**Dataset records**
::::
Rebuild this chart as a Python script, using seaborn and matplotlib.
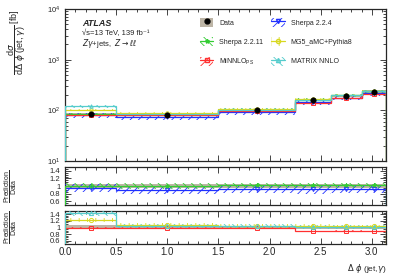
::::
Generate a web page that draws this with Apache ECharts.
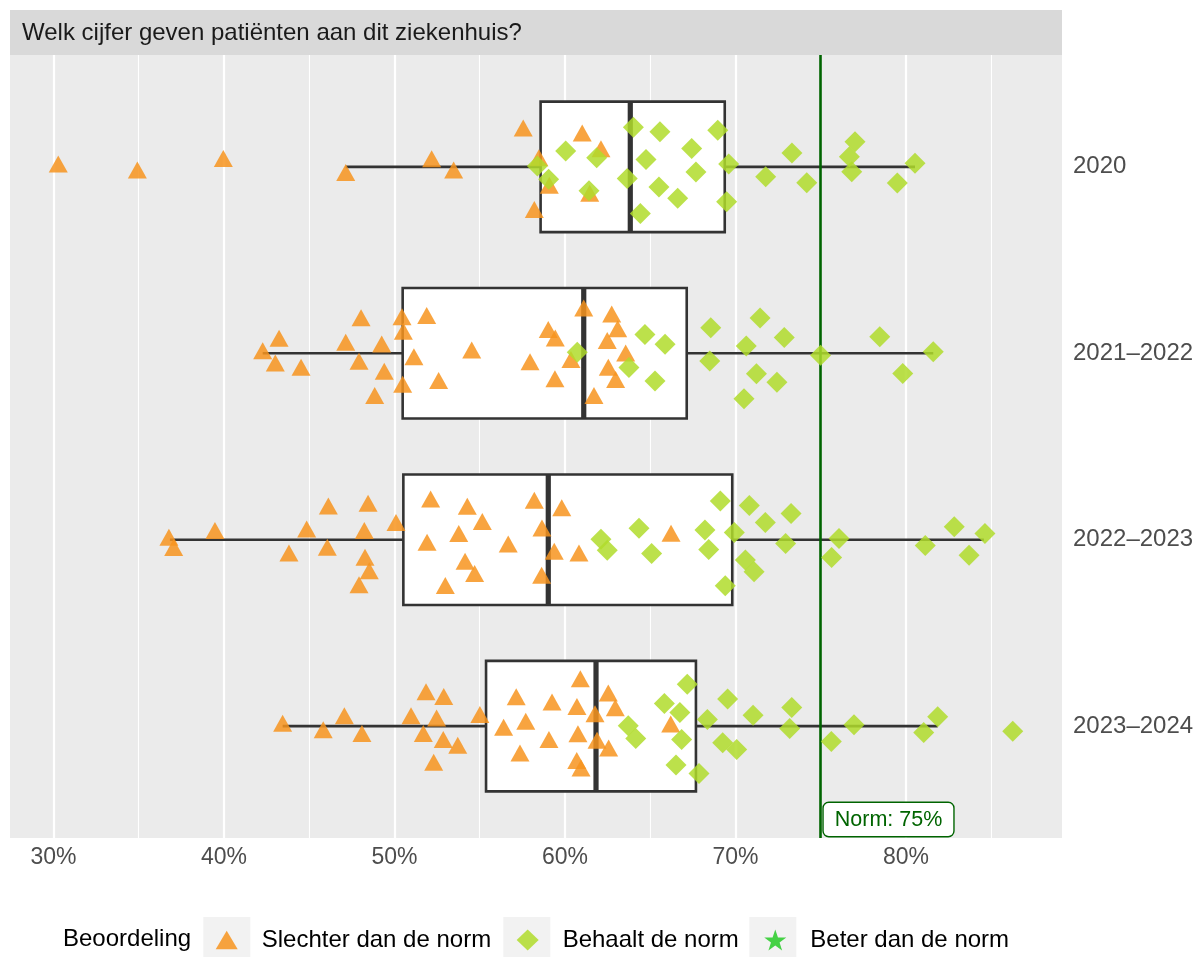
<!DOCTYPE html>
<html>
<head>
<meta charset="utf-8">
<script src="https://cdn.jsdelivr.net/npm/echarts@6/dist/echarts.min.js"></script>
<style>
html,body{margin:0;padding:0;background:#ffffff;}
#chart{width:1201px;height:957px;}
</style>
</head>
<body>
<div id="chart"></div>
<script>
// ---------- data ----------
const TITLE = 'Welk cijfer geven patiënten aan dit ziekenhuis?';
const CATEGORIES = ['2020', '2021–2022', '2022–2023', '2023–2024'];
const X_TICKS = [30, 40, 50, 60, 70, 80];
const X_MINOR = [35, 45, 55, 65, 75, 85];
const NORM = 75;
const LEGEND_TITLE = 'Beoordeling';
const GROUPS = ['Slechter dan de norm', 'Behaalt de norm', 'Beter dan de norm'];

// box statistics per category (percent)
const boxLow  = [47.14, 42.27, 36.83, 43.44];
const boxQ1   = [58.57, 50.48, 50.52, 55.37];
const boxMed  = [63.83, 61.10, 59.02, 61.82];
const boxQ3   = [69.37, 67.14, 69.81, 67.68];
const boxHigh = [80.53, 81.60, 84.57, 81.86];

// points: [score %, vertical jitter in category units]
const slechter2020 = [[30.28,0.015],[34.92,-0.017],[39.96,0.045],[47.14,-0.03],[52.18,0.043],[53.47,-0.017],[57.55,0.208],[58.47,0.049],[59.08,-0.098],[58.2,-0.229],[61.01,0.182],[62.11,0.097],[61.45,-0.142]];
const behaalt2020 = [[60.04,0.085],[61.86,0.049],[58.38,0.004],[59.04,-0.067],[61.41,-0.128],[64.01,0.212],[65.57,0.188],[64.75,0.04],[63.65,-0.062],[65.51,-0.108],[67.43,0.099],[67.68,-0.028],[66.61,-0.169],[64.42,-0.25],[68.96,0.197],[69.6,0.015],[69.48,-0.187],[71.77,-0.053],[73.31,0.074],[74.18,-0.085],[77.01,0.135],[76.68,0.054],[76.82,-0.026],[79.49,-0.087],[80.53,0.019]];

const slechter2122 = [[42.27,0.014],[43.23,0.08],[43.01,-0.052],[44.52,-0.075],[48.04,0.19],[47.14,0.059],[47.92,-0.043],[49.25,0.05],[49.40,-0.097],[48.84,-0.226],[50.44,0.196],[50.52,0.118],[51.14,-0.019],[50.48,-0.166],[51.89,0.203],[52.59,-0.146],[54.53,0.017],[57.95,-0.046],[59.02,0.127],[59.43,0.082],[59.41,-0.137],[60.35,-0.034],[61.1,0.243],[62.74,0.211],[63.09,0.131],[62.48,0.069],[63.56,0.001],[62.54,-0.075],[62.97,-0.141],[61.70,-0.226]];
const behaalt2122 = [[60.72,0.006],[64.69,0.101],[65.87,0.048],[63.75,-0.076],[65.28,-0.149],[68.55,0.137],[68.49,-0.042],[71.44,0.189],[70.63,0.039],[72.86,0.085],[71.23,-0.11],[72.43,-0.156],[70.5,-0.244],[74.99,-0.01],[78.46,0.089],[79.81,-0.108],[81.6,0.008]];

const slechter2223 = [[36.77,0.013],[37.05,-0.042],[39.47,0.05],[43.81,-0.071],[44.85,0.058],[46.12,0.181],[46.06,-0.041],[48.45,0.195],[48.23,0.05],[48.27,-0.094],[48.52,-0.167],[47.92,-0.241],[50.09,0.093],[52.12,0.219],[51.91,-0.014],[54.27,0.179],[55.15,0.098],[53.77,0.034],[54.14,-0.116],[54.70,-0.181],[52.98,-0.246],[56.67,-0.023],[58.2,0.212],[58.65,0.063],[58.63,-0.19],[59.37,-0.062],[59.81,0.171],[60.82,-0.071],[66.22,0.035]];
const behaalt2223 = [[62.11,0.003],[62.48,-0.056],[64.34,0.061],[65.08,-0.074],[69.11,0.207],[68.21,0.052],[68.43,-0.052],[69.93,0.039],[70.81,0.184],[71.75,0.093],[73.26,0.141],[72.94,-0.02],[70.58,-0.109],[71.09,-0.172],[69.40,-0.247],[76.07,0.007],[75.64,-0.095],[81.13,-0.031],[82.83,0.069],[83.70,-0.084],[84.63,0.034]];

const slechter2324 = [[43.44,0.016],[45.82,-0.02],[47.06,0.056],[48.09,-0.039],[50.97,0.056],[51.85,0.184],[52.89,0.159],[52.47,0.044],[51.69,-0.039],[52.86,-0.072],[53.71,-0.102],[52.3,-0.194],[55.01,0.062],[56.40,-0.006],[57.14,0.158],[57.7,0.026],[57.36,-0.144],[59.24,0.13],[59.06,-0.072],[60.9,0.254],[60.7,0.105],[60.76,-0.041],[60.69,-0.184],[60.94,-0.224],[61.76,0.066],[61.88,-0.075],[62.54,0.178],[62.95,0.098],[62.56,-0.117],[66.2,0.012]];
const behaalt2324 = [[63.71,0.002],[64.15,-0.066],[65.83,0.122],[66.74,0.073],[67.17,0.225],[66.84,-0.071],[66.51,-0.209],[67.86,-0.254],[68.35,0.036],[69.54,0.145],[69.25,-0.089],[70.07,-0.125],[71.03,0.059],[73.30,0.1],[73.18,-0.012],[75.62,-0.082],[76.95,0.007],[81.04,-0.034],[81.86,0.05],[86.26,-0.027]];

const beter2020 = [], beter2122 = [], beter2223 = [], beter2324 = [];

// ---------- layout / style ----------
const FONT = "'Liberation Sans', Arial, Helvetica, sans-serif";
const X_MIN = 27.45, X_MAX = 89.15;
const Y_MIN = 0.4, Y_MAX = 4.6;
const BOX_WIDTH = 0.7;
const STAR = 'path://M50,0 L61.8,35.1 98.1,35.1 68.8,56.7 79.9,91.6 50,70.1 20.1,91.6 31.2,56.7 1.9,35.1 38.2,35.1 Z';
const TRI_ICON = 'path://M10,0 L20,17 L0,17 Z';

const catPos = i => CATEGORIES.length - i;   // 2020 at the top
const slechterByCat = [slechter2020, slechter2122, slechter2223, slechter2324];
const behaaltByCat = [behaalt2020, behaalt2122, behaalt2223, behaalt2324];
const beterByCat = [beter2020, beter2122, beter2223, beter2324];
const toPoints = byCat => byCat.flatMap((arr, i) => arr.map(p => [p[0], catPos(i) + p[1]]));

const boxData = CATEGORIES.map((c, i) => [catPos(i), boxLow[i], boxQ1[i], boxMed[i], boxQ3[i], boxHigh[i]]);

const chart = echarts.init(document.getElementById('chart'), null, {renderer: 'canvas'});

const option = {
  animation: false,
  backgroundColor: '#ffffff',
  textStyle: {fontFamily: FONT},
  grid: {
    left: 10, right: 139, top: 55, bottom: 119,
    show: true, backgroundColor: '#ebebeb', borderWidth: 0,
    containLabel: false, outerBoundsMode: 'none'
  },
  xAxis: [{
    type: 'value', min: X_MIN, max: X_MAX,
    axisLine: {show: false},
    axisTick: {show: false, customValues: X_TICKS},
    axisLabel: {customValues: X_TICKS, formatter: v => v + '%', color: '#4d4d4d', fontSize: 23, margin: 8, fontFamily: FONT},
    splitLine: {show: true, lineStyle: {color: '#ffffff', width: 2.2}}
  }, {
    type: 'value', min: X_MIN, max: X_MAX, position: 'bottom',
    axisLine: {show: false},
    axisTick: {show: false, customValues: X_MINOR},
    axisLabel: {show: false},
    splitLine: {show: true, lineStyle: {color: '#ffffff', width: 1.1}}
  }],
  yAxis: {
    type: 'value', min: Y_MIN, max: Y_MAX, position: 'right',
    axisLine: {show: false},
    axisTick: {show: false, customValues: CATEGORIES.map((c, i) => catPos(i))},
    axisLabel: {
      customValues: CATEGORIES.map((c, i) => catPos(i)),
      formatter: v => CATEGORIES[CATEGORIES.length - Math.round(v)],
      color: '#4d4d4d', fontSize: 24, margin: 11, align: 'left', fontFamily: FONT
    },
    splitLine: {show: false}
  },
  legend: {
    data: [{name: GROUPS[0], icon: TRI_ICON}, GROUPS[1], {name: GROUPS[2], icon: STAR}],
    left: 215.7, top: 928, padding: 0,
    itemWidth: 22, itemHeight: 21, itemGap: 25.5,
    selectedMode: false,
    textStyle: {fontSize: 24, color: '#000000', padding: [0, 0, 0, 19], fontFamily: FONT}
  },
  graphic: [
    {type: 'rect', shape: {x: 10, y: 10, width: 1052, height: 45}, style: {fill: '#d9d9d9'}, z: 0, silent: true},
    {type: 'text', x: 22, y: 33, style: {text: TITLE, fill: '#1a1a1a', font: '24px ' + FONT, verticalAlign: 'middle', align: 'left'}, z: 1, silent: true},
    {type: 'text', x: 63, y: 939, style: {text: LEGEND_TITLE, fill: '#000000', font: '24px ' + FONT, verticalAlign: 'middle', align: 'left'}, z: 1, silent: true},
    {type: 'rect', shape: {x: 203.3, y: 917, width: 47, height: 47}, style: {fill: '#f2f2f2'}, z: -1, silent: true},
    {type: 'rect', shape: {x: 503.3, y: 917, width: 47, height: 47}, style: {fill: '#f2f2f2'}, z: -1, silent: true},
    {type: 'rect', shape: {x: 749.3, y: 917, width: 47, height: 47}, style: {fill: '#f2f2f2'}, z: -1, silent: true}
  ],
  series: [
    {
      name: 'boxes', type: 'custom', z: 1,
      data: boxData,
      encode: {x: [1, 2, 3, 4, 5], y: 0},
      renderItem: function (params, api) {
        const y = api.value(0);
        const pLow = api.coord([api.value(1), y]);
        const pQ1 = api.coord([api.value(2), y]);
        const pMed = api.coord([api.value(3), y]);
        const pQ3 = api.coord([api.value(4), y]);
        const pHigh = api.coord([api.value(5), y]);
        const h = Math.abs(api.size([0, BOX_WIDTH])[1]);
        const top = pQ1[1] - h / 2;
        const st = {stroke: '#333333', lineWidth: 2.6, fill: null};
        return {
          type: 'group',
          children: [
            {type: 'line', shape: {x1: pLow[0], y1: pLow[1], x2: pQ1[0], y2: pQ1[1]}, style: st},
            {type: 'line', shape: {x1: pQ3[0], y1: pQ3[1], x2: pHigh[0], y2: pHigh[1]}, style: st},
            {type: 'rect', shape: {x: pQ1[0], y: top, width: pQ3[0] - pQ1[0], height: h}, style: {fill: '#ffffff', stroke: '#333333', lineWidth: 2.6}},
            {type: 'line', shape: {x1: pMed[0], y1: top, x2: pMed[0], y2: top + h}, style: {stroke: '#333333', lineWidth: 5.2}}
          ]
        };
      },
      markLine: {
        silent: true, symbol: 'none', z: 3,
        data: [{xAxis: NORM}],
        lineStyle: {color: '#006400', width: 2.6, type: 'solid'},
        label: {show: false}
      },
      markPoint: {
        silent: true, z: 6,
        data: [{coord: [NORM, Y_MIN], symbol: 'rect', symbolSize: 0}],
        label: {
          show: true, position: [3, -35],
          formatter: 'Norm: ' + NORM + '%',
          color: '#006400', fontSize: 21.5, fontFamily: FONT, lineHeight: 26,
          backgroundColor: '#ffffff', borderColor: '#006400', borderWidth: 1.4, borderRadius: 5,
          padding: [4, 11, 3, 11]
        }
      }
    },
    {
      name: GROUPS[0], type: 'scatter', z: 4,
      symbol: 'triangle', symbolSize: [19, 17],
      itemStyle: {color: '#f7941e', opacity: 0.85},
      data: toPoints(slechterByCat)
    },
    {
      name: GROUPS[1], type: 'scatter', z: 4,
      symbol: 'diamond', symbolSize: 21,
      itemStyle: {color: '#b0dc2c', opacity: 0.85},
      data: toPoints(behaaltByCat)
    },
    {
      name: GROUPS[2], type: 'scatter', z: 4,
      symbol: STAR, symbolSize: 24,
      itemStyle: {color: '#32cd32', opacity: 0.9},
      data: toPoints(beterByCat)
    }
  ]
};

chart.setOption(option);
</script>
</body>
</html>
::::
**Short exercise**
Return the material from the line containing "Generate a web" through the line containing "const boxHigh = [80.53, 81.60, 84.57, 81.86];", exactly and in full, but without its pictures.

**Written answer**
Generate a web page that draws this with Apache ECharts.
<!DOCTYPE html>
<html>
<head>
<meta charset="utf-8">
<script src="https://cdn.jsdelivr.net/npm/echarts@6/dist/echarts.min.js"></script>
<style>
html,body{margin:0;padding:0;background:#ffffff;}
#chart{width:1201px;height:957px;}
</style>
</head>
<body>
<div id="chart"></div>
<script>
// ---------- data ----------
const TITLE = 'Welk cijfer geven patiënten aan dit ziekenhuis?';
const CATEGORIES = ['2020', '2021–2022', '2022–2023', '2023–2024'];
const X_TICKS = [30, 40, 50, 60, 70, 80];
const X_MINOR = [35, 45, 55, 65, 75, 85];
const NORM = 75;
const LEGEND_TITLE = 'Beoordeling';
const GROUPS = ['Slechter dan de norm', 'Behaalt de norm', 'Beter dan de norm'];

// box statistics per category (percent)
const boxLow  = [47.14, 42.27, 36.83, 43.44];
const boxQ1   = [58.57, 50.48, 50.52, 55.37];
const boxMed  = [63.83, 61.10, 59.02, 61.82];
const boxQ3   = [69.37, 67.14, 69.81, 67.68];
const boxHigh = [80.53, 81.60, 84.57, 81.86];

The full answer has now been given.